“If you have any young friends who aspire to become writers, the second greatest favor you can do for them is to present them with copies of The Elements of Style. The first greatest, of course, is to shoot them now, while they’re happy.”
I was once a self-professed grammar nerd. Now, my grammar is not so clean and tidy. What happened? How did I get so lazy?
I suppose I could blame it on social media. Twitter decided we could say all that needed saying in 140 short characters. They tossed punctuation and grammar out the window.
All the fault does not lie there, though. The smartphone helped with the introduction of texting, spellcheck, and emojis. (Did you know there is an emojipedia website and a timeline for the introduction of new emojis?) Why use words when you can say everything with an emoji?
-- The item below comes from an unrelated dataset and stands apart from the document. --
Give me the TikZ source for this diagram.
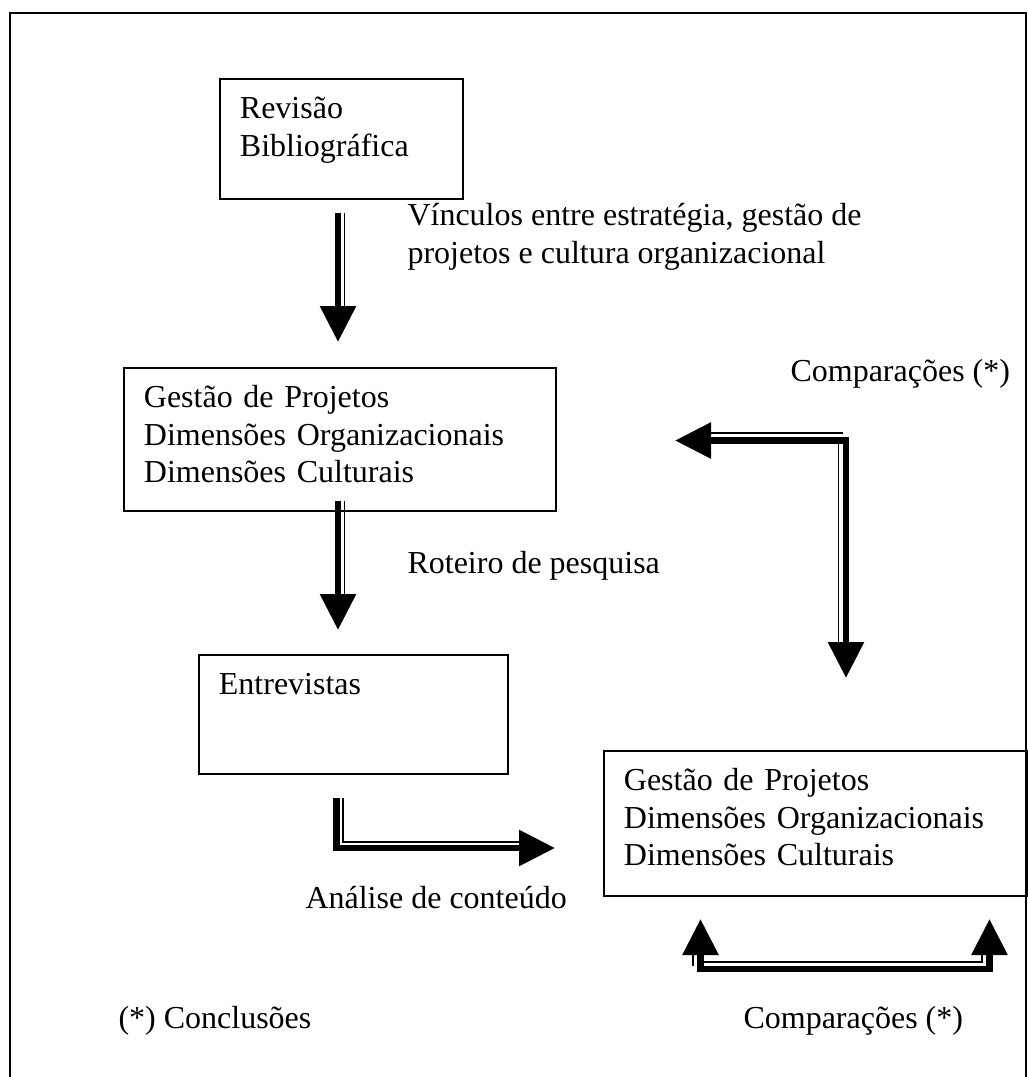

Enter the ‘serial comma’, also known as the ‘Oxford comma’. Since when did grammar become fluid? I am still reeling from the declassification of Pluto as a planet.
I have a copy of The Elements of Style. I rarely refer to it when writing informally. Blogging is informal, so my grammar has followed suit. When I did a search of best books for grammar, The Elements of Style did not always come up in the search results. I was I intrigued by the titles I did see. Look at this article from Penguin Random House for example:
Are any of them in your library?
In school, I loved diagramming sentences. I wonder if I could still diagram a complex sentence. Do English teachers even teach that these days? (Old lady speak.)
I am here to confess my grammar sins.
- I often start sentences with ‘and’ or ‘but’.
- My most overused word is ‘that’.
- I often end a sentence with a preposition.
- I believe in the Oxford comma.
- I struggle with punctuation inside or outside a parenthetical phrase.
- Sometimes I use one dash instead of two for an Em dash.
- I am sure I was taught to capitalize after a semicolon, but I cannot find proof of that.
- That old habit of typing two spaces after a period —(remember typing class?) (should that question mark be there?) — was hard to break. How many blatant errors can I stuff in one sentence? Technology advances eliminated the need for those two spaces.